Minimizing Communication while Maximizing Performance in Multi-Agent
Reinforcement Learning
- URL: http://arxiv.org/abs/2106.08482v1
- Date: Tue, 15 Jun 2021 23:13:51 GMT
- Title: Minimizing Communication while Maximizing Performance in Multi-Agent
Reinforcement Learning
- Authors: Varun Kumar Vijay and Hassam Sheikh and Somdeb Majumdar and Mariano
Phielipp
- Abstract summary: Inter-agent communication can significantly increase performance in multi-agent tasks that require co-ordination.
In real-world applications, where communication may be limited by system constraints like bandwidth, power and network capacity, one might need to reduce the number of messages that are sent.
We show that we can reduce communication by 75% with no loss of performance.

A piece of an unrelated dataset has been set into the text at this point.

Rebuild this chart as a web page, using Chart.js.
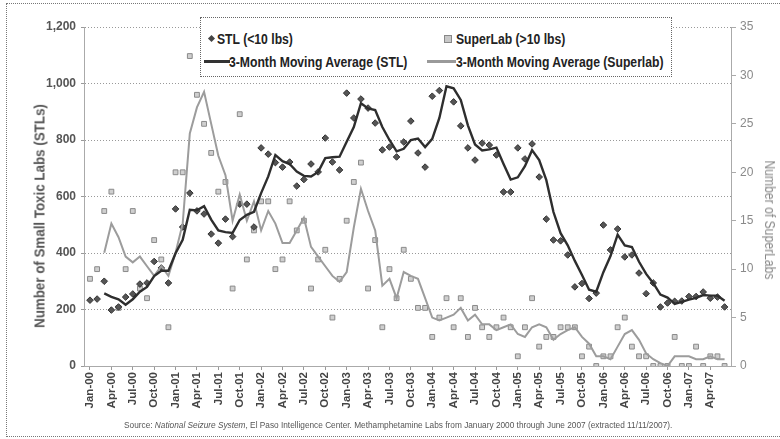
<!DOCTYPE html>
<html><head><meta charset="utf-8">
<script src="https://cdn.jsdelivr.net/npm/chart.js@4.4.1/dist/chart.umd.min.js"></script>
<style>
html,body{margin:0;padding:0;background:#fff;}
#wrap{position:relative;width:780px;height:439px;overflow:hidden;background:#fff;}
#c{position:absolute;left:0;top:0;}
.frame{position:absolute;left:6px;top:3px;width:776px;height:434px;border:1px dotted #777;box-sizing:border-box;pointer-events:none;}
.ff{font-family:"Liberation Sans",Arial,sans-serif;}
#legend{position:absolute;left:200px;top:17px;width:472px;height:60px;border:1px dotted #666;background:#fff;box-sizing:border-box;}
.li{position:absolute;font-weight:bold;font-size:14px;color:#222;white-space:nowrap;line-height:14px;transform:scaleX(0.87);transform-origin:0 50%;}
.dia{position:absolute;width:5px;height:5px;background:#444;transform:rotate(45deg);}
.sq{position:absolute;width:6px;height:6px;background:#c8c8c8;border:1px solid #888;}
.ln{position:absolute;height:3px;}
#ytitle{position:absolute;left:39px;top:216px;transform:translate(-50%,-50%) rotate(-90deg) scaleX(0.89);font-weight:bold;font-size:15px;color:#555;white-space:nowrap;}
#y2title{position:absolute;left:770px;top:220px;transform:translate(-50%,-50%) rotate(90deg) scaleX(0.87);font-size:14px;color:#888;white-space:nowrap;}
#source{position:absolute;left:124px;top:420px;font-size:9px;color:#555;white-space:nowrap;transform:scaleX(0.92);transform-origin:0 50%;}
</style></head>
<body>
<div id="wrap">
<canvas id="c" width="780" height="439"></canvas>
<div class="frame"></div>
<div id="legend" class="ff">
  <div class="dia" style="left:8px;top:18px;"></div>
  <div class="li" style="left:16px;top:14px;">STL (&lt;10 lbs)</div>
  <div class="sq" style="left:243px;top:17px;"></div>
  <div class="li" style="left:255px;top:14px;">SuperLab (&gt;10 lbs)</div>
  <div class="ln" style="left:3px;top:42px;width:26px;background:#333;"></div>
  <div class="li" style="left:28px;top:37px;">3-Month Moving Average (STL)</div>
  <div class="ln" style="left:226px;top:42px;width:29px;background:#9a9a9a;"></div>
  <div class="li" style="left:255px;top:37px;">3-Month Moving Average (Superlab)</div>
</div>
<div id="ytitle" class="ff">Number of Small Toxic Labs (STLs)</div>
<div id="y2title" class="ff">Number of SuperLabs</div>
<div id="source" class="ff">Source: <i>National Seizure System</i>, El Paso Intelligence Center. Methamphetamine Labs from January 2000 through June 2007 (extracted 11/11/2007).</div>
</div>
<script>
const months = [
 'Jan-00','Feb-00','Mar-00','Apr-00','May-00','Jun-00','Jul-00','Aug-00','Sep-00','Oct-00','Nov-00','Dec-00',
 'Jan-01','Feb-01','Mar-01','Apr-01','May-01','Jun-01','Jul-01','Aug-01','Sep-01','Oct-01','Nov-01','Dec-01',
 'Jan-02','Feb-02','Mar-02','Apr-02','May-02','Jun-02','Jul-02','Aug-02','Sep-02','Oct-02','Nov-02','Dec-02',
 'Jan-03','Feb-03','Mar-03','Apr-03','May-03','Jun-03','Jul-03','Aug-03','Sep-03','Oct-03','Nov-03','Dec-03',
 'Jan-04','Feb-04','Mar-04','Apr-04','May-04','Jun-04','Jul-04','Aug-04','Sep-04','Oct-04','Nov-04','Dec-04',
 'Jan-05','Feb-05','Mar-05','Apr-05','May-05','Jun-05','Jul-05','Aug-05','Sep-05','Oct-05','Nov-05','Dec-05',
 'Jan-06','Feb-06','Mar-06','Apr-06','May-06','Jun-06','Jul-06','Aug-06','Sep-06','Oct-06','Nov-06','Dec-06',
 'Jan-07','Feb-07','Mar-07','Apr-07','May-07','Jun-07'
];
// months that carry a tick label (every third month)
const tickMonths = ['Jan-00','Apr-00','Jul-00','Oct-00','Jan-01','Apr-01','Jul-01','Oct-01','Jan-02','Apr-02','Jul-02','Oct-02',
 'Jan-03','Apr-03','Jul-03','Oct-03','Jan-04','Apr-04','Jul-04','Oct-04','Jan-05','Apr-05','Jul-05','Oct-05',
 'Jan-06','Apr-06','Jul-06','Oct-06','Jan-07','Apr-07'];

const stl = [
 233,237,300,198,209,244,255,290,294,370,347,294,
 556,492,612,549,538,467,435,520,458,573,573,492,
 772,750,720,704,722,637,660,715,687,807,722,694,
 966,878,945,913,860,765,775,740,793,867,754,704,
 955,975,1040,935,850,772,729,789,782,747,616,616,
 772,733,786,669,520,446,443,393,280,292,239,258,
 499,411,485,386,393,329,256,294,209,223,229,230,
 246,246,262,240,244,209
];
const stlAvg = [
 null,null,257,245,236,217,236,263,280,318,337,337,
 399,447,553,551,566,518,480,474,471,517,535,546,
 612,671,747,725,715,688,673,671,687,736,739,741,
 794,846,930,912,906,846,800,760,769,800,805,775,
 804,878,990,983,942,852,784,763,767,773,715,660,
 668,707,764,729,658,545,470,427,372,322,270,263,
 332,389,465,427,421,369,326,293,253,242,220,227,
 235,241,251,249,249,231
];
const superlab = [
 9,10,16,18,6,10,16,8,7,13,11,4,
 20,20,32,28,25,22,18,19,8,26,11,14,
 17,17,10,11,17,14,15,8,11,12,5,9,
 15,19,21,8,13,4,10,7,12,9,6,6,
 3,5,7,4,7,3,6,4,3,4,5,4,
 1,4,7,2,3,3,4,4,4,1,2,0,
 1,1,4,5,2,1,1,0,0,0,3,0,
 0,2,0,1,1,0
];
const superlabAvg = [
 null,null,11.7,14.7,13.3,11.3,10.7,11.3,10.3,9.3,10.3,9.3,
 11.7,14.7,24.0,26.7,28.3,25.0,21.7,19.7,15.0,17.7,15.0,17.0,
 14.0,16.0,14.7,12.7,12.7,14.0,15.3,12.3,11.3,10.3,9.3,8.7,
 9.7,14.3,18.3,16.0,14.0,8.3,9.0,7.0,9.7,9.3,9.0,7.0,
 5.0,4.7,5.0,5.3,6.0,4.7,5.3,4.3,4.3,3.7,4.0,4.3,
 3.3,3.0,4.0,4.3,4.0,2.7,3.3,3.7,4.0,3.0,2.3,1.0,
 1.0,0.7,2.0,3.3,3.7,2.7,1.3,0.7,0.3,0.0,1.0,1.0,
 1.0,0.7,0.7,1.0,0.7,0.7
];

const FF = '"Liberation Sans",Arial,sans-serif';
const pts = arr => arr.map((v, i) => ({x: i, y: v}));
const tickIdx = tickMonths.map(m => months.indexOf(m));

new Chart(document.getElementById('c'), {
  data: {
    datasets: [
      {type:'line', label:'3-Month Moving Average (STL)', data: pts(stlAvg), yAxisID:'y',
       borderColor:'#2e2e2e', borderWidth:2.4, pointRadius:0, tension:0, order:1},
      {type:'line', label:'3-Month Moving Average (Superlab)', data: pts(superlabAvg), yAxisID:'y2',
       borderColor:'#9c9c9c', borderWidth:2, pointRadius:0, tension:0, order:2},
      {type:'scatter', label:'STL (<10 lbs)', data: pts(stl), yAxisID:'y',
       pointStyle:'rectRot', pointRadius:3.3, backgroundColor:'#555', borderColor:'#333', borderWidth:1, order:3},
      {type:'scatter', label:'SuperLab (>10 lbs)', data: pts(superlab), yAxisID:'y2',
       pointStyle:'rect', pointRadius:3.4, backgroundColor:'#cfcfcf', borderColor:'#8a8a8a', borderWidth:1, order:4}
    ]
  },
  options: {
    responsive:false, animation:false, devicePixelRatio:1,
    layout:{padding:{top:27,left:0,right:0,bottom:0}},
    plugins:{legend:{display:false}, tooltip:{enabled:false}},
    scales:{
      x:{type:'linear', min:-0.84, max:89.9,
         afterBuildTicks: s => { s.ticks = tickIdx.map(v => ({value:v})); },
         afterFit: s => { s.height = 73; },
         ticks:{autoSkip:false, maxRotation:90, minRotation:90, padding:2,
                callback: v => months[v],
                font:{family:FF, size:11.5, weight:'bold'}, color:'#444'},
         grid:{drawOnChartArea:false, drawTicks:true, tickLength:4, color:'#999'},
         border:{color:'#aaa'}},
      y:{position:'left', min:0, max:1200,
         afterFit: s => { s.width = 84; },
         ticks:{stepSize:200, padding:5, callback: v => v.toLocaleString('en-US'),
                font:{family:FF, size:12, weight:'bold'}, color:'#555'},
         grid:{color:'#999', tickLength:3},
         border:{color:'#aaa', dash:[1,2]}},
      y2:{position:'right', min:0, max:35,
         afterFit: s => { s.width = 49; },
         ticks:{stepSize:5, padding:4, font:{family:FF, size:12}, color:'#8a8a8a'},
         grid:{drawOnChartArea:false, tickLength:5, color:'#aaa'},
         border:{color:'#aaa'}}
    }
  }
});
</script>
</body></html>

- Score: 5.612141846711729
- License: http://creativecommons.org/licenses/by/4.0/
- Abstract: Inter-agent communication can significantly increase performance in
multi-agent tasks that require co-ordination to achieve a shared goal. Prior
work has shown that it is possible to learn inter-agent communication protocols
using multi-agent reinforcement learning and message-passing network
architectures. However, these models use an unconstrained broadcast
communication model, in which an agent communicates with all other agents at
every step, even when the task does not require it. In real-world applications,
where communication may be limited by system constraints like bandwidth, power
and network capacity, one might need to reduce the number of messages that are
sent. In this work, we explore a simple method of minimizing communication
while maximizing performance in multi-task learning: simultaneously optimizing
a task-specific objective and a communication penalty. We show that the
objectives can be optimized using Reinforce and the Gumbel-Softmax
reparameterization. We introduce two techniques to stabilize training: 50%
training and message forwarding. Training with the communication penalty on
only 50% of the episodes prevents our models from turning off their outgoing
messages. Second, repeating messages received previously helps models retain
information, and further improves performance. With these techniques, we show
that we can reduce communication by 75% with no loss of performance.